Coping with last year’s stressful toll on your garden

Coping with last year’s stressful toll on your garden
Green Fingers

 

The exceptionally dry summer last year, and a dry winter and dry spring this year will have put a lot of plants under stress – even large mature trees and shrubs that you wouldn’t normally expect to see this on. Trees and shrubs have come into leaf and even flowered and then suddenly started to look as if they are dying – leaves shrivelled up and died and dropped. This is just a sign of the stress they are suffering: they dropped the leaves to conserve resources. Leave them be, don’t do anything; don’t fertilize them as this will only make it worse. The rain we had in May and June will put them back on track.

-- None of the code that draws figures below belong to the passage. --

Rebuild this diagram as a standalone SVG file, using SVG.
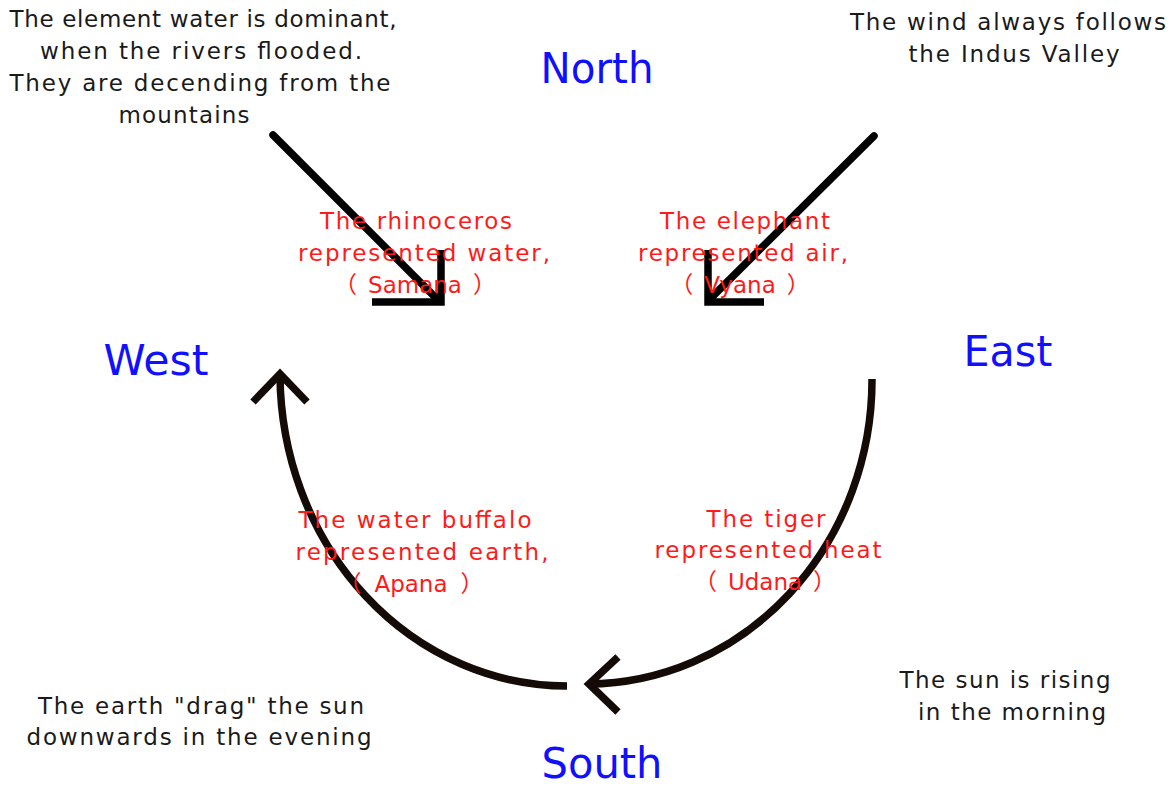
<svg xmlns="http://www.w3.org/2000/svg" width="1175" height="786" viewBox="0 0 1175 786">
<style>
.t{font-family:"DejaVu Sans","Noto Sans CJK JP",sans-serif;font-size:23px;text-anchor:middle}
.k{fill:#1a1a1a}
.r{fill:#ff1a1a}
.b{fill:#1010ff;font-size:43px}
.ln{fill:none;stroke:#000;stroke-width:7.5;stroke-linecap:round}
.hd{fill:none;stroke:#000;stroke-width:7.5;stroke-linecap:butt;stroke-linejoin:miter}
.cv{fill:none;stroke:#140a06;stroke-width:7.5;stroke-linecap:butt;stroke-linejoin:miter}
</style>
<rect width="1175" height="786" fill="#fff"/>
<g id="connectors">
<g id="arrow-north-west">
<line class="ln" x1="273" y1="135" x2="437" y2="299"/>
<polyline class="hd" points="372,302 441,302 441,250"/>
</g>
<g id="arrow-north-east">
<line class="ln" x1="874" y1="136" x2="710" y2="299"/>
<polyline class="hd" points="708,250 708,302 764,302"/>
</g>
<g id="arrow-east-south">
<path class="cv" d="M872,379 A286 304 0 0 1 588,684"/>
<polyline class="cv" points="618,657 589,684 618,712"/>
</g>
<g id="arrow-south-west">
<path class="cv" d="M567,686 A287 313 0 0 1 280,376"/>
<polyline class="cv" points="253,402 280,374 307,402"/>
</g>
</g>
<g id="north"><text class="t b" x="597" y="83" textLength="113" lengthAdjust="spacingAndGlyphs">North</text></g>
<g id="west"><text class="t b" x="156" y="375" textLength="105" lengthAdjust="spacingAndGlyphs">West</text></g>
<g id="east"><text class="t b" x="1008" y="366" textLength="89" lengthAdjust="spacingAndGlyphs">East</text></g>
<g id="south"><text class="t b" x="602" y="778" textLength="121" lengthAdjust="spacingAndGlyphs">South</text></g>
<g id="note-water">
<text class="t k" x="203" y="27" textLength="387">The element water is dominant,</text>
<text class="t k" x="201" y="59" textLength="322">when the rivers flooded.</text>
<text class="t k" x="200" y="91" textLength="381">They are decending from the</text>
<text class="t k" x="184" y="123" textLength="131">mountains</text>
</g>
<g id="note-wind">
<text class="t k" x="1008" y="30" textLength="316">The wind always follows</text>
<text class="t k" x="1014" y="62" textLength="211">the Indus Valley</text>
</g>
<g id="note-sun">
<text class="t k" x="1005" y="688" textLength="211">The sun is rising</text>
<text class="t k" x="1012" y="720" textLength="188">in the morning</text>
</g>
<g id="note-earth">
<text class="t k" x="201" y="714" textLength="326">The earth "drag" the sun</text>
<text class="t k" x="199" y="745" textLength="345">downwards in the evening</text>
</g>
<g id="label-rhinoceros">
<text class="t r" x="416" y="229" textLength="192">The rhinoceros</text>
<text class="t r" x="424" y="261" textLength="252">represented water,</text>
<text class="t r" x="415" y="293">（<tspan dx="11">Samana</tspan><tspan dx="11">）</tspan></text>
</g>
<g id="label-elephant">
<text class="t r" x="745" y="229" textLength="170">The elephant</text>
<text class="t r" x="743" y="261" textLength="210">represented air,</text>
<text class="t r" x="740" y="293">（<tspan dx="11">Vyana</tspan><tspan dx="11">）</tspan></text>
</g>
<g id="label-buffalo">
<text class="t r" x="415" y="528" textLength="233">The water buffalo</text>
<text class="t r" x="422" y="560" textLength="253">represented earth,</text>
<text class="t r" x="411" y="592">（<tspan dx="13">Apana</tspan><tspan dx="13">）</tspan></text>
</g>
<g id="label-tiger">
<text class="t r" x="766" y="527" textLength="119">The tiger</text>
<text class="t r" x="768" y="558" textLength="227">represented heat</text>
<text class="t r" x="765" y="590">（<tspan dx="11">Udana</tspan><tspan dx="11">）</tspan></text>
</g>
</svg>
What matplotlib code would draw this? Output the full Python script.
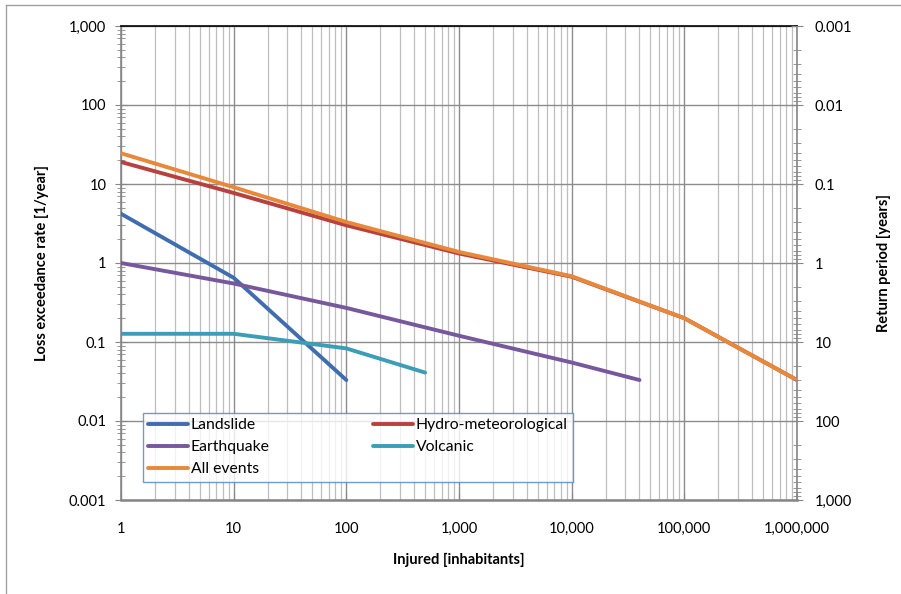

A layer of mulch 2-3 cm thick of homemade compost or bark chips on top of wet soil will stop them drying out. Always soak the ground before applying mulch: this keeps the moisture in the soil. If you do it afterwards the mulch soaks it up and it doesn’t reach the root zone. Don’t let the mulch touch the trunk or stems of the trees or shrubs; you should be able to fit your finger between trunk and mulch all the way around and touch the ground. If it is right up to the bark, it may cause the plant to die.

Give wisteria its summer prune (the other is in midwinter). Cut all the long whippy tendrils to 15 cm (six inches) – this makes the plant produce short flowering spurs which will produce more flowers and less leaf. Prune philadelphus right down to a side shoot that doesn’t have a dead flower at its tip. To encourage roses to keep flowering, deadhead them as often as possible. Don’t just cut faded flower heads off; follow the stem down to a lower side shoot, even just down to the next healthy leaf. This makes the plant produce more flowers and quicker. Repeat flowering roses are hungry plants: feed them.

Early flowering perennials such as geraniums, oriental poppie, brunnera and pulmunaria can be cut to the ground now they have finished flowering. Give them a good watering after cutting and they will produce a new flush of healthy foliage to fill the gap. Geraniums may even flower again.

Cut back the faded flower spikes of lupins and delphiniums as soon as they go over. Follow the dead flower stem down into the crown of the plant, cut above a side shoot. If there are none, go into the based cluster of leaves and cut.

Check summer bedding every day. Water, feed and deadhead as necessary. Sun and wind can dry them out very quickly. If they start to wilt due to lack of water, immerse the whole container in water till the bubbles stop rising. This will take longer than you think

Check daily that there is a clean source of water available in your garden for wildlife.